» Set exercise: State only how many lines below include the string "this".

» Data to use:

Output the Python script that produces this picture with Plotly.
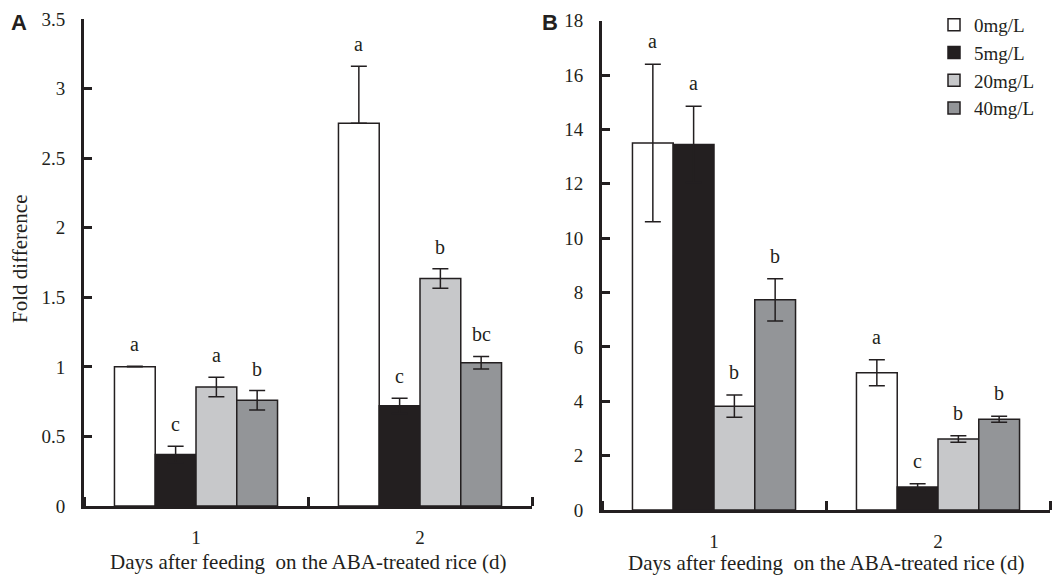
import plotly.graph_objects as go

days = [1, 2]
day_labels = ["1", "2"]
series = ["0mg/L", "5mg/L", "20mg/L", "40mg/L"]

# Panel A (fold difference)
a_vals = [[1.00, 2.75], [0.37, 0.72], [0.855, 1.635], [0.76, 1.03]]
a_err_plus = [[0.005, 0.41], [0.06, 0.055], [0.07, 0.07], [0.07, 0.045]]
a_err_minus = [[0.0, 0.0], [0.06, 0.055], [0.07, 0.07], [0.07, 0.045]]
a_letters = [["a", "a"], ["c", "c"], ["a", "b"], ["b", "bc"]]

# Panel B
b_vals = [[13.5, 5.05], [13.45, 0.85], [3.82, 2.61], [7.73, 3.34]]
b_err = [[2.9, 0.48], [1.4, 0.12], [0.41, 0.12], [0.78, 0.11]]
b_letters = [["a", "a"], ["a", "c"], ["b", "b"], ["b", "b"]]

a_ticks = [0, 0.5, 1, 1.5, 2, 2.5, 3, 3.5]
a_ticktext = ["0", "0.5", "1", "1.5", "2", "2.5", "3", "3.5"]
b_ticks = [0, 2, 4, 6, 8, 10, 12, 14, 16, 18]

x_title = "Days after feeding\u00a0 on the ABA-treated rice (d)"
y_title = "Fold difference"

fills = ["#ffffff", "#231f20", "#c7c8ca", "#939598"]
edge = "#231f20"
serif = "Liberation Serif"
W, H = 1052, 577
BARGAP = 0.272
bw = (1 - BARGAP) / 4

fig = go.Figure()
for i, name in enumerate(series):
    fig.add_trace(go.Bar(
        x=days, y=a_vals[i], name=name, xaxis="x", yaxis="y",
        marker=dict(color=fills[i], line=dict(color=edge, width=1.5)),
        error_y=dict(type="data", symmetric=False, array=a_err_plus[i],
                     arrayminus=a_err_minus[i], color=edge, thickness=1.5, width=8),
        showlegend=False, legendgroup=name))
for i, name in enumerate(series):
    fig.add_trace(go.Bar(
        x=days, y=b_vals[i], name=name, xaxis="x2", yaxis="y2",
        marker=dict(color=fills[i], line=dict(color=edge, width=1.5)),
        error_y=dict(type="data", array=b_err[i], color=edge, thickness=1.5, width=8),
        showlegend=True, legendgroup=name))

ann = []
for i in range(4):
    off = (i - 1.5) * bw
    for j, d in enumerate(days):
        ann.append(dict(x=d + off, y=a_vals[i][j] + a_err_plus[i][j], xref="x", yref="y",
                        text=a_letters[i][j], showarrow=False, yanchor="middle", yshift=22,
                        font=dict(family=serif, size=20, color=edge)))
        ann.append(dict(x=d + off, y=b_vals[i][j] + b_err[i][j], xref="x2", yref="y2",
                        text=b_letters[i][j], showarrow=False, yanchor="middle", yshift=23,
                        font=dict(family=serif, size=20, color=edge)))

ann += [
    dict(x=308 / W, y=1 - 562 / H, xref="paper", yref="paper", text=x_title, showarrow=False,
         xanchor="center", yanchor="middle", font=dict(family=serif, size=21, color=edge)),
    dict(x=826 / W, y=1 - 563 / H, xref="paper", yref="paper", text=x_title, showarrow=False,
         xanchor="center", yanchor="middle", font=dict(family=serif, size=21, color=edge)),
    dict(x=20 / W, y=1 - 259 / H, xref="paper", yref="paper", text=y_title, showarrow=False,
         textangle=-90, xanchor="center", yanchor="middle",
         font=dict(family=serif, size=21, color=edge)),
    dict(x=19 / W, y=1 - 22 / H, xref="paper", yref="paper", text="<b>A</b>", showarrow=False,
         xanchor="center", yanchor="middle", font=dict(family="Liberation Sans", size=22, color=edge)),
    dict(x=550 / W, y=1 - 22 / H, xref="paper", yref="paper", text="<b>B</b>", showarrow=False,
         xanchor="center", yanchor="middle", font=dict(family="Liberation Sans", size=22, color=edge)),
]

xcommon = dict(range=[0.5, 2.5], tickvals=days, ticktext=day_labels, ticks="",
               showline=True, linewidth=3, linecolor=edge, showgrid=False, zeroline=False,
               tickfont=dict(family=serif, size=19, color=edge), ticklabelstandoff=12,
               minor=dict(tick0=0.5, dtick=1, ticks="inside", ticklen=9, tickwidth=3,
                          tickcolor=edge, showgrid=False))
ycommon = dict(ticks="inside", ticklen=8, tickwidth=3, tickcolor=edge, showline=True,
               linewidth=3, linecolor=edge, showgrid=False, zeroline=False,
               tickfont=dict(family=serif, size=19, color=edge), ticklabelstandoff=12)

fig.update_layout(
    width=W, height=H, margin=dict(l=0, r=0, t=0, b=0, autoexpand=False),
    paper_bgcolor="white", plot_bgcolor="white",
    barmode="group", bargap=BARGAP, bargroupgap=0,
    xaxis=dict(domain=[84 / W, 532 / W], anchor="y", **xcommon),
    xaxis2=dict(domain=[602 / W, 1050 / W], anchor="y2", **xcommon),
    yaxis=dict(domain=[(H - 506) / H, (H - 19) / H], anchor="x", range=[0, 3.5],
               tickvals=a_ticks, ticktext=a_ticktext, **ycommon),
    yaxis2=dict(domain=[(H - 510) / H, (H - 20.7) / H], anchor="x2", range=[0, 18],
                tickvals=b_ticks, **ycommon),
    legend=dict(x=934 / W, y=1 - 6 / H, xanchor="left", yanchor="top",
                font=dict(family=serif, size=19, color=edge), bgcolor="rgba(0,0,0,0)",
                tracegroupgap=0, itemwidth=30),
    annotations=ann,
    font=dict(family=serif, color=edge),
)

fig.write_html("out.html", config={"displayModeBar": False},
               post_script="document.body.style.margin='0';document.body.style.overflow='hidden';")
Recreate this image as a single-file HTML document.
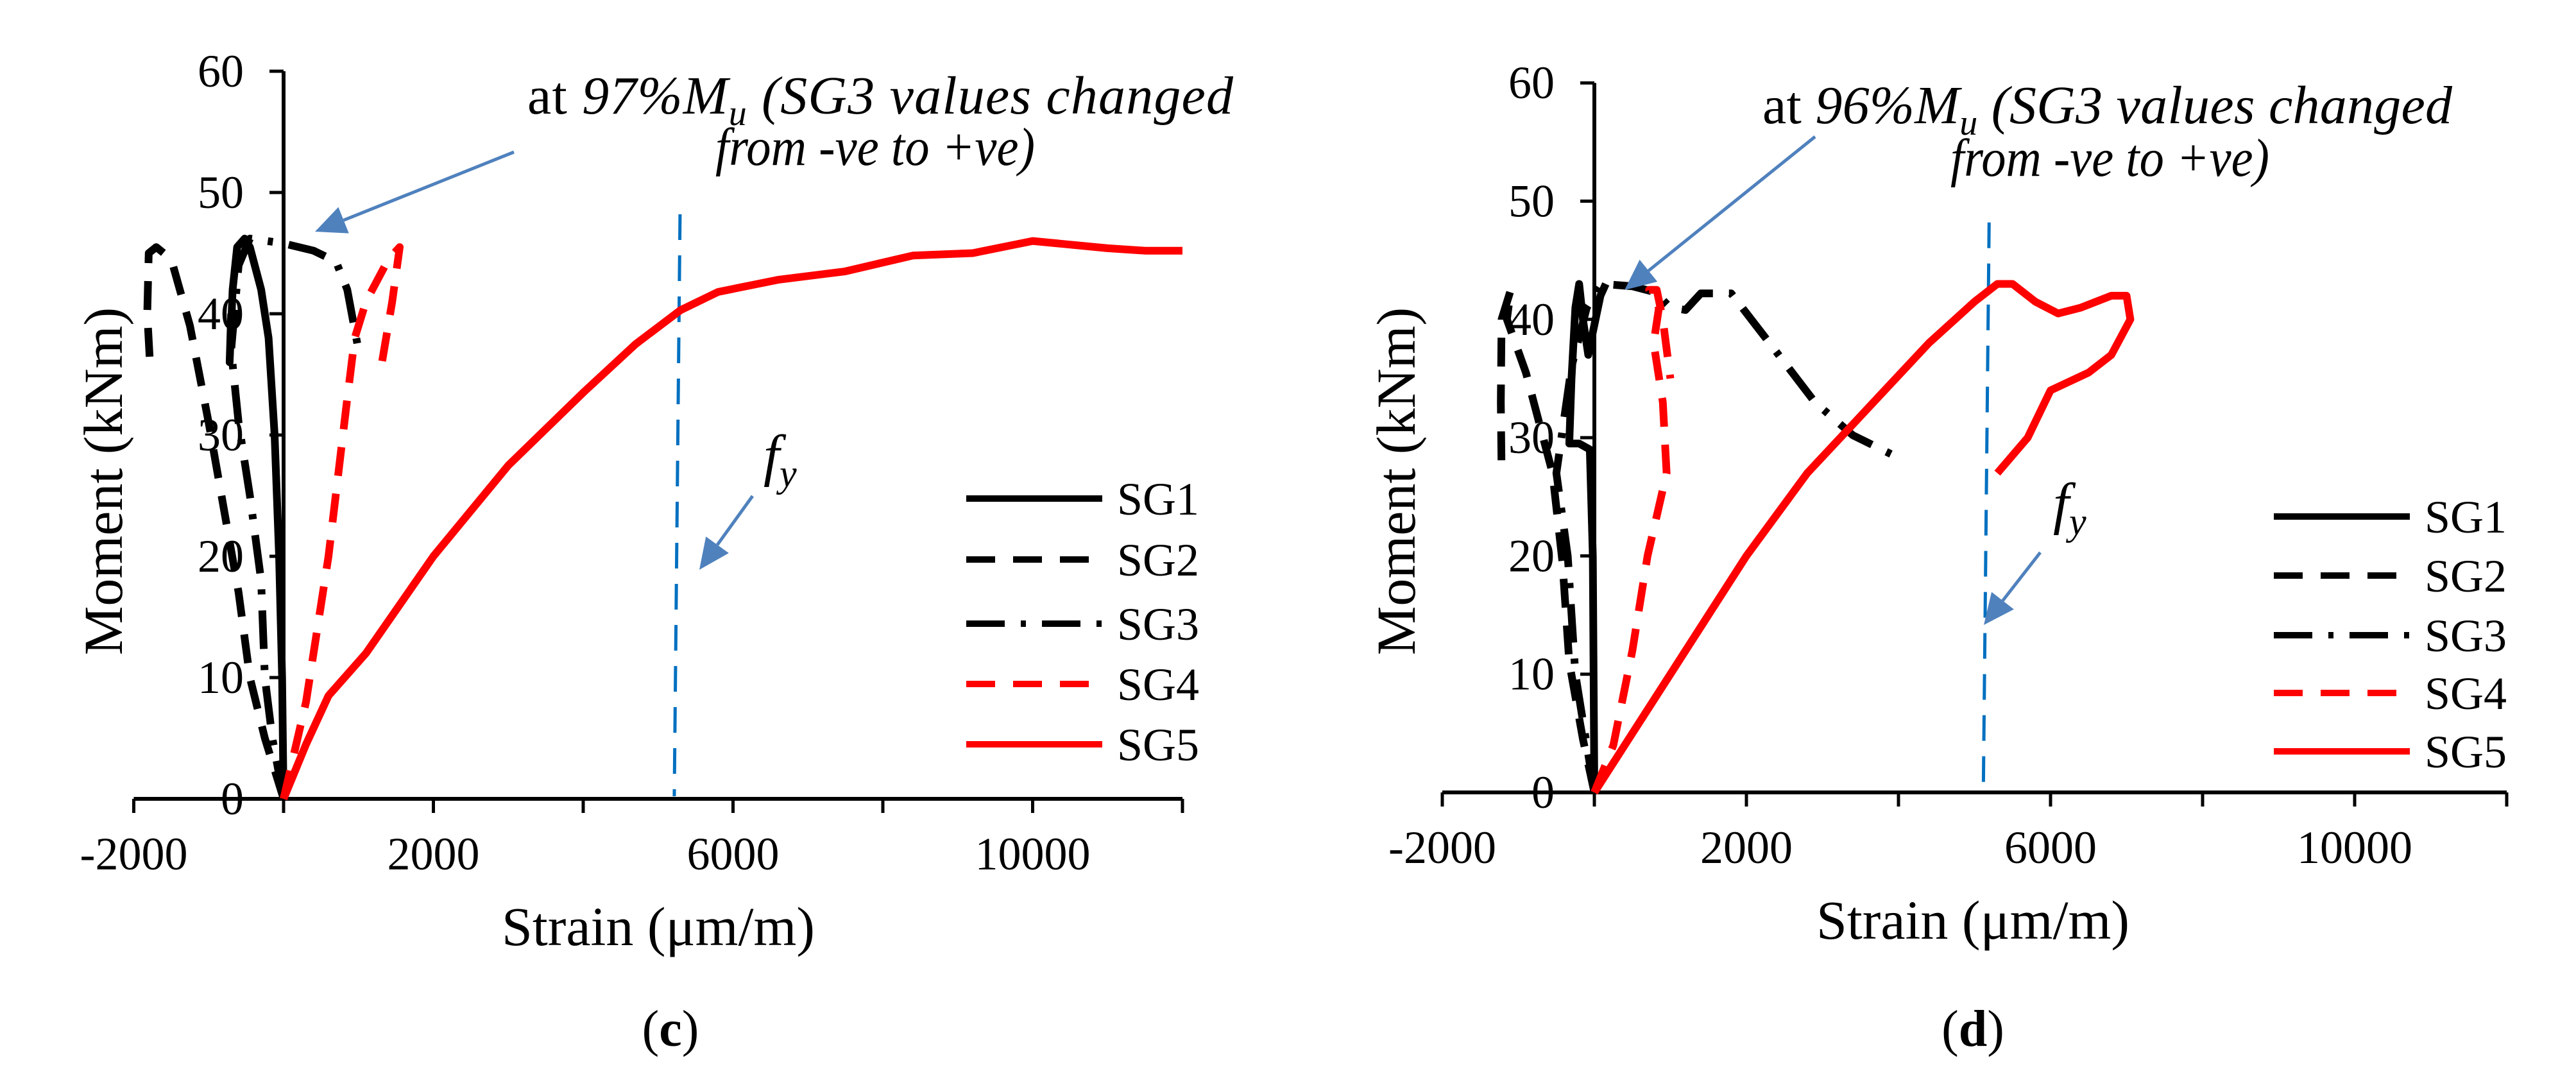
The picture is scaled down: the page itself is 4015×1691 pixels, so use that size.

» Task solution: 2